How valid is it to suggest that educated outsiders will improve the political system? Firstly, it is important to recognise that mainstream politics has its own rules, the most significant is that of political pragmatism, which itself is linked to electoral calculations. We might remember that Rajiv Gandhi – an educated outsider-politician – gave in to religious orthodoxy in the Shah Bano case of 1985 and, more recently, the MBA qualified Naveen Jindal of the Congress and some highly educated members of the Aam Admi Party have both defended khap panchayats. Politics has its own compunctions and the educated politician is not an automatic bulwark against regressive thinking.
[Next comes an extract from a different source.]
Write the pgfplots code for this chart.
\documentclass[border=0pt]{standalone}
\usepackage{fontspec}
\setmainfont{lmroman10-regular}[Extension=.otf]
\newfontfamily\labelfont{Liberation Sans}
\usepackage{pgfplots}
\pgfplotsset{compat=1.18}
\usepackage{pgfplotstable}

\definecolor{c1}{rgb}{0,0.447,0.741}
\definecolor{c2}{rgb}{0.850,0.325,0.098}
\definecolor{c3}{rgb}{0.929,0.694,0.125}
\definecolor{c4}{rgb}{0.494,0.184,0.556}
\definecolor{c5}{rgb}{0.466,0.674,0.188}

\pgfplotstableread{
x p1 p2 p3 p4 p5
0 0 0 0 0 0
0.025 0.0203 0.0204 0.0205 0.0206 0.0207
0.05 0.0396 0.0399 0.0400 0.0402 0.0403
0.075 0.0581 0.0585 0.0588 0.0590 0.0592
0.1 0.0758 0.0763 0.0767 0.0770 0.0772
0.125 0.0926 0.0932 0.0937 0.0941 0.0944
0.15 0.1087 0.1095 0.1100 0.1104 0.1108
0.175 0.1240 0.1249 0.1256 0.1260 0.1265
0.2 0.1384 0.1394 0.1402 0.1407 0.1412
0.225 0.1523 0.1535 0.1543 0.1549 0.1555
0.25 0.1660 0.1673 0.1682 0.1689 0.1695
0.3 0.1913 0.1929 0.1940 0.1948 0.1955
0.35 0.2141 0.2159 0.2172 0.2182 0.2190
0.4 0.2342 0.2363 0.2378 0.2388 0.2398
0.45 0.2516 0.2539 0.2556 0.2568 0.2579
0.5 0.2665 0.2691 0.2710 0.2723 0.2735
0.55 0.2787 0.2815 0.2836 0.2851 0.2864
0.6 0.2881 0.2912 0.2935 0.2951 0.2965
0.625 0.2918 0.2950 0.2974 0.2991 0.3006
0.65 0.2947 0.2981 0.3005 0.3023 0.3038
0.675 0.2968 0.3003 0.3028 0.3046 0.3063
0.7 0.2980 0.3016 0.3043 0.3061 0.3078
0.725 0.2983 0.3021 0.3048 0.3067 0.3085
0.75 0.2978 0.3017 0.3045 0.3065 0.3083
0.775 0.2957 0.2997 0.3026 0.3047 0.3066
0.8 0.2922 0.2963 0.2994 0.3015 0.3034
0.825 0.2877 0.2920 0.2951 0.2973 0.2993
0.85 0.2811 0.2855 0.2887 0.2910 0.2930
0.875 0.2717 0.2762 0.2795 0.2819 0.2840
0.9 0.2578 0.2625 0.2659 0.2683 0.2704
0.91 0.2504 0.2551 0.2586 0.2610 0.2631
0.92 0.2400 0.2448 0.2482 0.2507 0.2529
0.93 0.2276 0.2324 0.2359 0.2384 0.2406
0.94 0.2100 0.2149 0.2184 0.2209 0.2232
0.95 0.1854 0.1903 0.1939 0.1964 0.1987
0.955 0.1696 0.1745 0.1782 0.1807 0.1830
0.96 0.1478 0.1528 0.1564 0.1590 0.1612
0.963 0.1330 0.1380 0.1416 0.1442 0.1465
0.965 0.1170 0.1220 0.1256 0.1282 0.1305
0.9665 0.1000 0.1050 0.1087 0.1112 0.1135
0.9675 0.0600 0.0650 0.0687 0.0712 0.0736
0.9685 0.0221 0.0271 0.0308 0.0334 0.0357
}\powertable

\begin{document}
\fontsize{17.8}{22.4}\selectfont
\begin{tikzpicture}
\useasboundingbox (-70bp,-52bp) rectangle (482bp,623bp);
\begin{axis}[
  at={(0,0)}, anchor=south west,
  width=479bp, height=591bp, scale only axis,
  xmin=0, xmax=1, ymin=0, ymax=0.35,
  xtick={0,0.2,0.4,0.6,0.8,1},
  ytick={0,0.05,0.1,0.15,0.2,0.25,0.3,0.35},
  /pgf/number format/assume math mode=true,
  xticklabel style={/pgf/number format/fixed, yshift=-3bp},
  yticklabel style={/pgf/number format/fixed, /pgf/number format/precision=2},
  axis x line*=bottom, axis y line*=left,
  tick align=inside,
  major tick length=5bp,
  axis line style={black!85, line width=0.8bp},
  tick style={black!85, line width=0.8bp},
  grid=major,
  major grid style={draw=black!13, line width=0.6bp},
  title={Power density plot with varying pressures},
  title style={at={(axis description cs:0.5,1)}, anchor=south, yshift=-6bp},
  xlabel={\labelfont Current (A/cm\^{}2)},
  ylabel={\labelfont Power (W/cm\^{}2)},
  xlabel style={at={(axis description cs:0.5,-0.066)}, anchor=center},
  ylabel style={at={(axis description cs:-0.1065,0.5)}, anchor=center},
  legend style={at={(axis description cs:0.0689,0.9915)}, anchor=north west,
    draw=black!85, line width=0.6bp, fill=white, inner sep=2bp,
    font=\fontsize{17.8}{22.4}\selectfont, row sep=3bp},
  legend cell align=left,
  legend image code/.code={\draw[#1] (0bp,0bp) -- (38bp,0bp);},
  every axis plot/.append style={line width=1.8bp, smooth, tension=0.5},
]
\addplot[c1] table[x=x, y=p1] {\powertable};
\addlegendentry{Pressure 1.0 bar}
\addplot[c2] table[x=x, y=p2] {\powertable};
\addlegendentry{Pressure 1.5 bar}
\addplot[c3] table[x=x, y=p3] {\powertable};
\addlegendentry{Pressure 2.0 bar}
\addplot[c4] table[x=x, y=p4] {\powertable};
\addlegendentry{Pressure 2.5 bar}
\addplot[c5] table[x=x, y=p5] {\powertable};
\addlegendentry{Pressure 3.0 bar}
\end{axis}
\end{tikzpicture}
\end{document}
In an age of consumerism, we have come to believe that our political culture can be improved through commodity logic: the educated politician is thought of as a skin-whitening cream and all we need for a better personality is to apply twice a day. Our problems are not, however, skin-deep and the educated political outsider – like all black and white ideas, this is an attractive one – is not the answer. The most progressive social policies of the last two decades or so have not come about because of such people but, rather, because the political system has been pushed to take action by committed citizens outside the political system. This is the story of, say, the Right to Education Act and the Domestic Violence Act. It is not formal qualifications in management, information technology, history or sociology that make for a better polity. What we require are politicians who can be persuaded to pursue progressive legislation in the face of a frequently conservative electorate. This requires political canniness acquired through experience, rather than the mostly uncertain promise of a formal degree.